Written request
Count how many lines include "chart" and answer with that number only.

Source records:
+-------+

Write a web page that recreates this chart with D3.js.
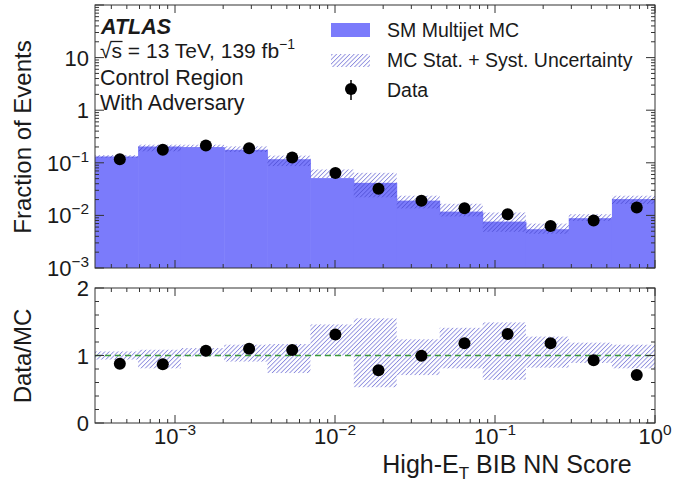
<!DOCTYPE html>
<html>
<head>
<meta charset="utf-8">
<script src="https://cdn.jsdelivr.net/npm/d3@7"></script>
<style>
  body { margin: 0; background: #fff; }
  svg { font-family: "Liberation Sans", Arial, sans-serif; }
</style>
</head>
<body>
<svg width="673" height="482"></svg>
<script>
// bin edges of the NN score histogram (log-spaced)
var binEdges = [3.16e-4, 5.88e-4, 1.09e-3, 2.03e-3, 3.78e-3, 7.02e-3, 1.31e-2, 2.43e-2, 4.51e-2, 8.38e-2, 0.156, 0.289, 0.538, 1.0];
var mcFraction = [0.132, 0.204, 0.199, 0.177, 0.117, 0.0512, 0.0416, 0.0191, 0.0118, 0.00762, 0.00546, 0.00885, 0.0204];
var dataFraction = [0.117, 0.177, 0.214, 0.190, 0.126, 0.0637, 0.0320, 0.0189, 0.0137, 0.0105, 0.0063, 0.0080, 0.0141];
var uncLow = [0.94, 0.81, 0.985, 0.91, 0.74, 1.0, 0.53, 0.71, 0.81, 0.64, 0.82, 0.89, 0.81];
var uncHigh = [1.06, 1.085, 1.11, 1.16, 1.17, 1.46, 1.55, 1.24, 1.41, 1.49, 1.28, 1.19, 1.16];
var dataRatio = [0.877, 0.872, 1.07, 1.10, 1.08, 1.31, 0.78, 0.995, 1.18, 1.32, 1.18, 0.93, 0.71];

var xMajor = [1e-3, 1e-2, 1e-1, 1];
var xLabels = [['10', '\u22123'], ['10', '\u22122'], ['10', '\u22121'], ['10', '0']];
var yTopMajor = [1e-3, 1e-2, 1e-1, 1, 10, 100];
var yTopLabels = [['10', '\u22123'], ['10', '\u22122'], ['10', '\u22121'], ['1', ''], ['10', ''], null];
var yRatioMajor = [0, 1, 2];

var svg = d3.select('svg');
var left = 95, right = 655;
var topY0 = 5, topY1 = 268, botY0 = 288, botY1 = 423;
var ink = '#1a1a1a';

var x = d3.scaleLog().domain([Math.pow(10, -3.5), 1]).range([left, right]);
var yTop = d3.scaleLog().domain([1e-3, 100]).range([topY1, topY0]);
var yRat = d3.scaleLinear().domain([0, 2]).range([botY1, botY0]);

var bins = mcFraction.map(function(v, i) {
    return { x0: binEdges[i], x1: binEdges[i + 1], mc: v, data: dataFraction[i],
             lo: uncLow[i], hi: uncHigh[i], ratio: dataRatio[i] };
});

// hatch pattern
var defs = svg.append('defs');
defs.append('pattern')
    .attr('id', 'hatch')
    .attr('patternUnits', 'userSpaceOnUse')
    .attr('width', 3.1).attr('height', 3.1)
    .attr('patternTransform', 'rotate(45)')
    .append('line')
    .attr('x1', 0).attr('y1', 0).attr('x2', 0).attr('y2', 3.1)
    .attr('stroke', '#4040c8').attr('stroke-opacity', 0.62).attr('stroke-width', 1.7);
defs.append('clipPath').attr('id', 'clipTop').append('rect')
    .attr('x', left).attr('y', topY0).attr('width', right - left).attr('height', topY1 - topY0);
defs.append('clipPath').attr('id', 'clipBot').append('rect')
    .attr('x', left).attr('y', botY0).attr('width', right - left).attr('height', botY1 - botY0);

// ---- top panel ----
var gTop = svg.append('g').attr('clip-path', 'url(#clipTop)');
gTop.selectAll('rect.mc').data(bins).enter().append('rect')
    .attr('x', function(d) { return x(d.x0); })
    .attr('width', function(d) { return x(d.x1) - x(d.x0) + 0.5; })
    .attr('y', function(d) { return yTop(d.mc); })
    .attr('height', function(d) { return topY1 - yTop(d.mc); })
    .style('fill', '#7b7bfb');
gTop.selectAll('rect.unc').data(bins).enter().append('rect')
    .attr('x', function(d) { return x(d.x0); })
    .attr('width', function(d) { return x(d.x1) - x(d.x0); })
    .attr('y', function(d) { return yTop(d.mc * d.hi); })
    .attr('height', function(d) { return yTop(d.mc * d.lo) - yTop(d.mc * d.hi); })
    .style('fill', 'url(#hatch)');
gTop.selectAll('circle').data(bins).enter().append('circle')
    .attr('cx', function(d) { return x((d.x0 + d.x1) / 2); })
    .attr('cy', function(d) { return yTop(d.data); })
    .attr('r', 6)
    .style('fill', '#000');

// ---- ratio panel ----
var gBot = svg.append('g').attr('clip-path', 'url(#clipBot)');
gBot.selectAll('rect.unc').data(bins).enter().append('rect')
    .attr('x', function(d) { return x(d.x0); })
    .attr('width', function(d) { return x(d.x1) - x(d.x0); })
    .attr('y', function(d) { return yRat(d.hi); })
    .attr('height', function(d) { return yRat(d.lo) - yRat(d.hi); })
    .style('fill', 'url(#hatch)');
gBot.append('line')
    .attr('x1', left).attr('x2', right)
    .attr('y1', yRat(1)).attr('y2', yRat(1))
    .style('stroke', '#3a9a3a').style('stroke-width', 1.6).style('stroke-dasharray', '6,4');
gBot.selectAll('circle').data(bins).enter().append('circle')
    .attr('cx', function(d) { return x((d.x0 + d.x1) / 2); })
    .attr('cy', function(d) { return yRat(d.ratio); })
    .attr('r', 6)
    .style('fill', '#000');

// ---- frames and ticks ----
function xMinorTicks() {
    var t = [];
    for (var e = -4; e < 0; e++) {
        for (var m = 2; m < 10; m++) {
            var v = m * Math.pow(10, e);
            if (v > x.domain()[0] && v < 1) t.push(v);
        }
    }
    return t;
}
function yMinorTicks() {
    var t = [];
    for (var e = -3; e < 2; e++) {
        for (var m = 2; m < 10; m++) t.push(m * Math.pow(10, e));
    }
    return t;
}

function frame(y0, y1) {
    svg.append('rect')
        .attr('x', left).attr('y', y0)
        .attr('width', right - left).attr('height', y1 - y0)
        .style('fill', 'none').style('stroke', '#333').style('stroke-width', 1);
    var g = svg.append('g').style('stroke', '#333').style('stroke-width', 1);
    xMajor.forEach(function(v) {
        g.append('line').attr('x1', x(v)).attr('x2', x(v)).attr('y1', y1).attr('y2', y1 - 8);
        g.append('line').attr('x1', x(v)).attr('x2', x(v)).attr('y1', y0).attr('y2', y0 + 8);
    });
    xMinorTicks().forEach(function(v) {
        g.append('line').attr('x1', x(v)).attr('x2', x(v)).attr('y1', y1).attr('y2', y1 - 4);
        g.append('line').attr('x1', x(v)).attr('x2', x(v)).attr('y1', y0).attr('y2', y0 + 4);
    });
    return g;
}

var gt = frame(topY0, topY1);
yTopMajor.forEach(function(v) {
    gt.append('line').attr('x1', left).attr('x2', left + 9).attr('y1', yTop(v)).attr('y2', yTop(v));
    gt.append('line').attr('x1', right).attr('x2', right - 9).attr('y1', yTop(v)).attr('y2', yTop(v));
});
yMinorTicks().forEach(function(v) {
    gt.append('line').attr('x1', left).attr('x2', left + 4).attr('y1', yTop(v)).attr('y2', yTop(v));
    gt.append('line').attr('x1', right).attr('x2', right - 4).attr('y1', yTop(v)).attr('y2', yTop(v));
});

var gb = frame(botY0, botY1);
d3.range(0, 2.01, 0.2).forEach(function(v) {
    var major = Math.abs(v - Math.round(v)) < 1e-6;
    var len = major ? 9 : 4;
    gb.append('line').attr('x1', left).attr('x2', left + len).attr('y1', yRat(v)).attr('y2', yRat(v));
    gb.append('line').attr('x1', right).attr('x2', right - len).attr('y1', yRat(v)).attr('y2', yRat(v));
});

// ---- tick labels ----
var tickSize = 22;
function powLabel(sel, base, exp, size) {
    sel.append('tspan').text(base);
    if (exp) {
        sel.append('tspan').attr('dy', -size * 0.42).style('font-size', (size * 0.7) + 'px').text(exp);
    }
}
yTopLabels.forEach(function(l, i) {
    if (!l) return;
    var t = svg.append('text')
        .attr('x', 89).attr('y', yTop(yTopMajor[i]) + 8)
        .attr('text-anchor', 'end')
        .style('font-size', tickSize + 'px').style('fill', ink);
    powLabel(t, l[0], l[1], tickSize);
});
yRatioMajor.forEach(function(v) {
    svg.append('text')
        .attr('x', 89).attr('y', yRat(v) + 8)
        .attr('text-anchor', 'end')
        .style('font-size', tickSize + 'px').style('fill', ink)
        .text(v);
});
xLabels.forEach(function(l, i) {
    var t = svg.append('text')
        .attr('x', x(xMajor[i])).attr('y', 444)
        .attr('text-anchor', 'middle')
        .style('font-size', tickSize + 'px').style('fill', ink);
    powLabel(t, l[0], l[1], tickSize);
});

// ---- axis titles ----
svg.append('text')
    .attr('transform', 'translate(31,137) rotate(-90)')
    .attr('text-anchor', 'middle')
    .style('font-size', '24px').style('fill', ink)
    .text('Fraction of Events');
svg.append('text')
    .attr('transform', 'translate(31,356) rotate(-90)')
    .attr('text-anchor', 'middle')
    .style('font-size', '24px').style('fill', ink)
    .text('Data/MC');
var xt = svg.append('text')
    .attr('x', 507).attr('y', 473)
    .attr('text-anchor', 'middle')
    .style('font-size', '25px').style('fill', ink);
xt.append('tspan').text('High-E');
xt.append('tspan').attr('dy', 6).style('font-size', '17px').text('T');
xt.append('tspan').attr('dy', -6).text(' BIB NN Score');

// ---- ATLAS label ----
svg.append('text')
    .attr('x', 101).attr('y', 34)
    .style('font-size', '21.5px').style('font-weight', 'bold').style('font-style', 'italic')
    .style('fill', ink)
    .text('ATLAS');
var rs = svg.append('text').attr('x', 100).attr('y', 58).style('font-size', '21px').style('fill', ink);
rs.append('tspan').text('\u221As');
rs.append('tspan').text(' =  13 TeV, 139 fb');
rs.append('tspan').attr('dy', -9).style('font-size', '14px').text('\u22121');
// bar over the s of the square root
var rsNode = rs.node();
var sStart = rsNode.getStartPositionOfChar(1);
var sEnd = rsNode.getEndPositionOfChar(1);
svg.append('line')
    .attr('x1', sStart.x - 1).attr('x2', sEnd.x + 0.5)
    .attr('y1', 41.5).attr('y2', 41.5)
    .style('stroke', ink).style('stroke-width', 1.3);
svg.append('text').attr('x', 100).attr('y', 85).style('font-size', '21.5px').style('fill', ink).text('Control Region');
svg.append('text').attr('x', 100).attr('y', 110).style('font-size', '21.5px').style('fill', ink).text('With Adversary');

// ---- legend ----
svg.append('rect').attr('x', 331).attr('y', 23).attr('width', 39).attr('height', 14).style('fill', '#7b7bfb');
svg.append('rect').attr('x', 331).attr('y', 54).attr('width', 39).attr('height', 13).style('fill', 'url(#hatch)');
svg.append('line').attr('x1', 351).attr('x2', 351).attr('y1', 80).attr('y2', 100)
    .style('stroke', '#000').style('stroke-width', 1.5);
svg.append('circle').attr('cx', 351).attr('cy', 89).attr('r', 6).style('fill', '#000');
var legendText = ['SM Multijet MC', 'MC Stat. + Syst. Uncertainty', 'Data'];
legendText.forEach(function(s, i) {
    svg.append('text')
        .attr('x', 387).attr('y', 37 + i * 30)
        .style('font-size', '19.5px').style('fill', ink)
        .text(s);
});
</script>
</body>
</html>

+-------+

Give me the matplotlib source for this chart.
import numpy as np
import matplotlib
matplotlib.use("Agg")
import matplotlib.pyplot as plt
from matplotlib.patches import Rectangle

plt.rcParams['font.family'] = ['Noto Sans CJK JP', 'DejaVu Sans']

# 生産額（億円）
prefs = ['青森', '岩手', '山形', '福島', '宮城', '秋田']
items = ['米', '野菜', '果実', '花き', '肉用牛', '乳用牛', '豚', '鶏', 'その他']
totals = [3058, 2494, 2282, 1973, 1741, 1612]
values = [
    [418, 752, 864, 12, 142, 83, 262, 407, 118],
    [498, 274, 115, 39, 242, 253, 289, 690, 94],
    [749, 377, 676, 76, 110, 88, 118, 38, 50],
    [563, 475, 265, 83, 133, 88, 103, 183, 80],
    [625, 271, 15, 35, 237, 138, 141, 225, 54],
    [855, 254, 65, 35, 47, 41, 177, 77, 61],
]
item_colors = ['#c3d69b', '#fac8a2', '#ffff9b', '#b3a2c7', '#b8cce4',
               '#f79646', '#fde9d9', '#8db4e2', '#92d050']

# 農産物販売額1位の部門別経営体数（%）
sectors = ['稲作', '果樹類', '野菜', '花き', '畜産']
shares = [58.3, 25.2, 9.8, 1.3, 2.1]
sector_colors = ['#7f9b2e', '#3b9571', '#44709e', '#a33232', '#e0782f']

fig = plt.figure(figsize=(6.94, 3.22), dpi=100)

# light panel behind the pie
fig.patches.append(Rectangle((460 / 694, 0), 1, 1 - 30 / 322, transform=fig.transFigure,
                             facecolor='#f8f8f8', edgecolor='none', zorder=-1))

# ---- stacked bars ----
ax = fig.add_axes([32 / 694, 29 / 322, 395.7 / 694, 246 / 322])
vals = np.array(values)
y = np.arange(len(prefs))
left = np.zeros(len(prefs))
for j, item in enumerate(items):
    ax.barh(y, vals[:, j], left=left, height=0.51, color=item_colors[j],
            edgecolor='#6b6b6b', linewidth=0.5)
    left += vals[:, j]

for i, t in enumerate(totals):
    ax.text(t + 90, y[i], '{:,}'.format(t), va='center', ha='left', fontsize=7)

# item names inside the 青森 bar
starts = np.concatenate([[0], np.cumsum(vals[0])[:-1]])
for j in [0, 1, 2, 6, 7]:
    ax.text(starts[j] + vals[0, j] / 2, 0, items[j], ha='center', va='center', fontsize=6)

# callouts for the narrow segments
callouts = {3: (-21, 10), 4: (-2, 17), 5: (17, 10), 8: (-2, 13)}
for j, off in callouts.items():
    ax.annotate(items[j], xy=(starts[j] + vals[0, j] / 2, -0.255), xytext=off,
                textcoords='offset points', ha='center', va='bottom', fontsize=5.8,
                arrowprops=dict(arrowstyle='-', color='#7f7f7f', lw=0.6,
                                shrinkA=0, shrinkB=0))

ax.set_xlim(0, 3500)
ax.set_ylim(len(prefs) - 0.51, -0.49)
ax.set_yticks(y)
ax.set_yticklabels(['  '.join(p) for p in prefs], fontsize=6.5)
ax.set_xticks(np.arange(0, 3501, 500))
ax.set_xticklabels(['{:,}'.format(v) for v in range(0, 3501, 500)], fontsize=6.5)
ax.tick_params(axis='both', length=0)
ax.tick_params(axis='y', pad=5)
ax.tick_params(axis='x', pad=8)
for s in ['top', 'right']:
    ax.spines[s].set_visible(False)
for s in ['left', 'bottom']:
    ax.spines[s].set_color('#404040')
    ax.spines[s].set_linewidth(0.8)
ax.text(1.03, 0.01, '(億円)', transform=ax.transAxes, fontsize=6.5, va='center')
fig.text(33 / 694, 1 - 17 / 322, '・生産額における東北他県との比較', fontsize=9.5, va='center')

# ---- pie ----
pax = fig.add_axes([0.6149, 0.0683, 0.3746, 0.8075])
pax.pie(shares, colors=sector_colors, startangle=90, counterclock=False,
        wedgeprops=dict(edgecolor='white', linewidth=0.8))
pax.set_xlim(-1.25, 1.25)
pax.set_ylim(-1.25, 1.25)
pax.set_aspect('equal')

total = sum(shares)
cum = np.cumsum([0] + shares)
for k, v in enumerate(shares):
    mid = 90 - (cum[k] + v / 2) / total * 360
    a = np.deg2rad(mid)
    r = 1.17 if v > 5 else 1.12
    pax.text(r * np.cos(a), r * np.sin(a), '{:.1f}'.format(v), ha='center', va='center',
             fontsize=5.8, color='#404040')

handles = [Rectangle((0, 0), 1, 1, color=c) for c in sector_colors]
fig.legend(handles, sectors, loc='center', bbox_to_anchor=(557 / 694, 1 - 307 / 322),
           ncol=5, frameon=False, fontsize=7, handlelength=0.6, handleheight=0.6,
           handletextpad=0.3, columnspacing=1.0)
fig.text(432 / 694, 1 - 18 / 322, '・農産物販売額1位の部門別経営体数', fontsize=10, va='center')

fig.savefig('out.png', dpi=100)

+-------+

Task answer
2